School is a problem right now and the kids outside (same kids?) likewise. He needs more strings to his bow. School isn't the world and neither are the nasty football kids.
He needs a bigger sample of humanity in different settings to get some different and better behaviour models and feedback from than his peers at school are providing at the moment. And some FUN. And from the sound of it, so do you. Go and do something with him. Thats tiring and active and fun. That also involves other people and kids and is supervised and structured as Adoptmama says. Spend time being active and having good clean fun and it also starts to invade the rest of your life. You get optimistic and positive. And you get the sort of friendships and behaviour models you want - friendly active people who like to learn, develop and have fun; not people whose focus is teasing, name calling, setting people up and generally being an . Running clubs, karate clubs (its not just about fighting, see their websites), walking groups - sign up for a challenge and its best of all if you can model it for him by doing it too and supporting him while he's there.

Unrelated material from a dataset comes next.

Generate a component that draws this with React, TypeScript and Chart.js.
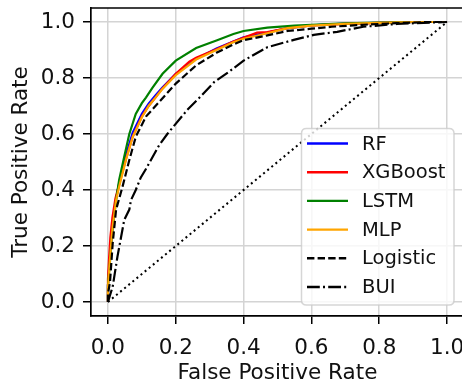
import React, { useEffect, useRef } from "react";
import { Chart, registerables } from "chart.js";

Chart.register(...registerables);

// ---------- data ----------
const xTicks = [0, 0.2, 0.4, 0.6, 0.8, 1.0];
const yTicks = [0, 0.2, 0.4, 0.6, 0.8, 1.0];

const seriesLabels = ["RF", "XGBoost", "LSTM", "MLP", "Logistic", "BUI"];

const rfFpr = [0, 0, 0.004, 0.009, 0.014, 0.024, 0.033, 0.053, 0.073, 0.1, 0.12, 0.14, 0.16, 0.2, 0.26, 0.32, 0.37, 0.4, 0.47, 0.53, 0.6, 0.7, 0.8, 0.9, 1.0];
const rfTpr = [0, 0.06, 0.13, 0.21, 0.28, 0.37, 0.425, 0.525, 0.605, 0.672, 0.708, 0.738, 0.765, 0.815, 0.868, 0.905, 0.93, 0.945, 0.962, 0.978, 0.988, 0.994, 0.997, 1.0, 1.0];

const xgbFpr = [0, 0, 0.003, 0.007, 0.013, 0.022, 0.033, 0.053, 0.073, 0.1, 0.12, 0.14, 0.16, 0.2, 0.24, 0.26, 0.32, 0.37, 0.44, 0.47, 0.53, 0.6, 0.7, 0.8, 0.9, 1.0];
const xgbTpr = [0, 0.08, 0.15, 0.23, 0.3, 0.37, 0.42, 0.51, 0.59, 0.662, 0.7, 0.73, 0.762, 0.815, 0.858, 0.872, 0.903, 0.93, 0.962, 0.964, 0.978, 0.988, 0.993, 0.997, 1.0, 1.0];

const lstmFpr = [0, 0, 0.005, 0.012, 0.024, 0.033, 0.048, 0.063, 0.082, 0.1, 0.112, 0.131, 0.161, 0.2, 0.26, 0.32, 0.37, 0.4, 0.47, 0.55, 0.6, 0.7, 0.8, 0.9, 1.0];
const lstmTpr = [0, 0.06, 0.13, 0.24, 0.364, 0.436, 0.519, 0.6, 0.672, 0.71, 0.73, 0.765, 0.815, 0.862, 0.907, 0.934, 0.957, 0.968, 0.98, 0.987, 0.99, 0.995, 0.998, 1.0, 1.0];

const mlpFpr = [0, 0, 0.004, 0.009, 0.014, 0.024, 0.033, 0.053, 0.073, 0.1, 0.12, 0.14, 0.16, 0.2, 0.26, 0.32, 0.37, 0.4, 0.47, 0.53, 0.6, 0.7, 0.8, 0.9, 1.0];
const mlpTpr = [0, 0.05, 0.12, 0.2, 0.27, 0.364, 0.412, 0.507, 0.59, 0.66, 0.7, 0.73, 0.76, 0.81, 0.866, 0.9, 0.928, 0.94, 0.96, 0.978, 0.987, 0.993, 0.997, 1.0, 1.0];

const logFpr = [0, 0, 0.006, 0.014, 0.024, 0.043, 0.063, 0.082, 0.112, 0.155, 0.2, 0.26, 0.32, 0.37, 0.4, 0.47, 0.53, 0.6, 0.66, 0.75, 0.85, 0.95, 1.0];
const logTpr = [0, 0.03, 0.07, 0.21, 0.33, 0.412, 0.507, 0.59, 0.662, 0.72, 0.78, 0.845, 0.89, 0.92, 0.935, 0.952, 0.968, 0.976, 0.983, 0.99, 0.996, 1.0, 1.0];

const buiFpr = [0, 0.005, 0.014, 0.028, 0.048, 0.063, 0.068, 0.082, 0.097, 0.112, 0.151, 0.175, 0.234, 0.274, 0.313, 0.36, 0.4, 0.47, 0.548, 0.607, 0.676, 0.753, 0.852, 0.95, 1.0];
const buiTpr = [0, 0.02, 0.055, 0.162, 0.293, 0.33, 0.364, 0.4, 0.445, 0.475, 0.56, 0.6, 0.686, 0.735, 0.785, 0.825, 0.862, 0.91, 0.936, 0.954, 0.965, 0.983, 0.993, 0.998, 1.0];

const chanceFpr = [0, 1];
const chanceTpr = [0, 1];

// ---------- styles ----------
const FONT = "'DejaVu Sans', sans-serif";
const TEXT = "#111";
const LW = 2.2;
const DASHED = [7.4, 3.2];
const DASHDOT = [12.8, 3.2, 2, 3.2];
const DOTTED = [2, 3.3];

const styles = [
  { color: "#0000ff", dash: [] as number[] },
  { color: "#ff0000", dash: [] as number[] },
  { color: "#008000", dash: [] as number[] },
  { color: "#ffa500", dash: [] as number[] },
  { color: "#000000", dash: DASHED },
  { color: "#000000", dash: DASHDOT },
];

const toPts = (xs: number[], ys: number[]) => xs.map((x, i) => ({ x, y: ys[i] }));

const legendPlugin = {
  id: "customLegend",
  afterDatasetsDraw(chart: any) {
    const { ctx, chartArea } = chart;
    ctx.save();
    // top/right spines
    ctx.strokeStyle = "#000";
    ctx.lineWidth = 1.7;
    ctx.beginPath();
    ctx.moveTo(chartArea.left, chartArea.top);
    ctx.lineTo(chartArea.right, chartArea.top);
    ctx.lineTo(chartArea.right, chartArea.bottom);
    ctx.stroke();

    // legend box
    const w = 152.5;
    const h = 176.5;
    const x0 = chartArea.right - 10 - w;
    const y0 = chartArea.bottom - 11 - h;
    const r = 5;
    ctx.beginPath();
    ctx.moveTo(x0 + r, y0);
    ctx.lineTo(x0 + w - r, y0);
    ctx.quadraticCurveTo(x0 + w, y0, x0 + w, y0 + r);
    ctx.lineTo(x0 + w, y0 + h - r);
    ctx.quadraticCurveTo(x0 + w, y0 + h, x0 + w - r, y0 + h);
    ctx.lineTo(x0 + r, y0 + h);
    ctx.quadraticCurveTo(x0, y0 + h, x0, y0 + h - r);
    ctx.lineTo(x0, y0 + r);
    ctx.quadraticCurveTo(x0, y0, x0 + r, y0);
    ctx.closePath();
    ctx.fillStyle = "rgba(255,255,255,0.8)";
    ctx.fill();
    ctx.strokeStyle = "rgba(204,204,204,0.8)";
    ctx.lineWidth = 1.5;
    ctx.stroke();

    ctx.font = `19.5px ${FONT}`;
    ctx.textBaseline = "middle";
    ctx.textAlign = "left";
    seriesLabels.forEach((label, i) => {
      const cy = y0 + 15 + i * 28.7;
      const st = styles[i];
      ctx.strokeStyle = st.color;
      ctx.lineWidth = 2.4;
      ctx.setLineDash(st.dash);
      ctx.lineCap = "butt";
      ctx.beginPath();
      ctx.moveTo(x0 + 5.5, cy);
      ctx.lineTo(x0 + 46.5, cy);
      ctx.stroke();
      ctx.setLineDash([]);
      ctx.fillStyle = TEXT;
      ctx.fillText(label, x0 + 60.5, cy + 1);
    });
    ctx.restore();
  },
};

export default function App() {
  const ref = useRef<HTMLCanvasElement | null>(null);

  useEffect(() => {
    if (!ref.current) return;
    const allFpr = [rfFpr, xgbFpr, lstmFpr, mlpFpr, logFpr, buiFpr];
    const allTpr = [rfTpr, xgbTpr, lstmTpr, mlpTpr, logTpr, buiTpr];
    const datasets: any[] = seriesLabels.map((label, i) => ({
      label,
      data: toPts(allFpr[i], allTpr[i]),
      borderColor: styles[i].color,
      backgroundColor: styles[i].color,
      borderDash: styles[i].dash,
      borderWidth: LW,
      pointRadius: 0,
      showLine: true,
      fill: false,
      tension: 0,
      order: 10 - i,
    }));
    datasets.push({
      label: "chance",
      data: toPts(chanceFpr, chanceTpr),
      borderColor: "#000",
      borderDash: DOTTED,
      borderWidth: 2,
      pointRadius: 0,
      showLine: true,
      fill: false,
      order: 0,
    });

    const tickFont = { family: FONT, size: 21.5 };
    const chart = new Chart(ref.current, {
      type: "scatter",
      data: { datasets },
      options: {
        animation: false,
        responsive: false,
        maintainAspectRatio: false,
        layout: { padding: { top: 8, right: 6, left: 0, bottom: 0 } },
        plugins: { legend: { display: false }, tooltip: { enabled: false } },
        scales: {
          x: {
            type: "linear",
            min: -0.05,
            max: 1.05,
            afterBuildTicks: (s: any) => {
              s.ticks = xTicks.map((v) => ({ value: v }));
            },
            afterFit: (s: any) => {
              s.height = 65;
              s.paddingLeft = 0;
              s.paddingRight = 0;
            },
            ticks: {
              callback: (v: any) => Number(v).toFixed(1),
              font: tickFont,
              color: TEXT,
              padding: 12,
              maxRotation: 0,
              autoSkip: false,
            },
            grid: { color: "#d4d4d4", lineWidth: 1.5, tickColor: "#000", tickLength: 8, tickWidth: 1.5 },
            border: { color: "#000", width: 1.7 },
            title: {
              display: true,
              text: "False Positive Rate",
              font: { family: FONT, size: 21.5, lineHeight: 1.2 },
              color: TEXT,
              padding: { top: 0, bottom: -5 },
            },
          },
          y: {
            type: "linear",
            min: -0.05,
            max: 1.05,
            afterBuildTicks: (s: any) => {
              s.ticks = yTicks.map((v) => ({ value: v }));
            },
            afterFit: (s: any) => {
              s.width = 91;
              s.paddingTop = 0;
              s.paddingBottom = 0;
            },
            ticks: {
              callback: (v: any) => Number(v).toFixed(1),
              font: tickFont,
              color: TEXT,
              padding: 8,
              autoSkip: false,
            },
            grid: { color: "#d4d4d4", lineWidth: 1.5, tickColor: "#000", tickLength: 8, tickWidth: 1.5 },
            border: { color: "#000", width: 1.7 },
            title: {
              display: true,
              text: "True Positive Rate",
              font: { family: FONT, size: 21.5, lineHeight: 1.2 },
              color: TEXT,
              padding: { top: 9, bottom: 0 },
            },
          },
        },
      } as any,
      plugins: [legendPlugin],
    });
    return () => chart.destroy();
  }, []);

  return (
    <div style={{ position: "fixed", left: 0, top: 0, width: 470, height: 381, background: "#fff" }}>
      <canvas ref={ref} width={470} height={381} style={{ width: 470, height: 381, display: "block" }} />
    </div>
  );
}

If you go out and have some fun together with other people he will be happier. And more optimistic. Thereby more resilient, less touchy. And have other models of more positive behaviour that he can take back to school, especially if you help him make the connections. That's more than half the battle won. Hard truth is that your son is learning that those nasty kinds and even groups of people are out there and sometimes you just don't feel like you fit in. He will be meeting this situation whatever age he is, repeatedly, all his life, like we all do eg. at work. His lesson is that we don't let them grind us down and spread all over our life, and the above is how we do it.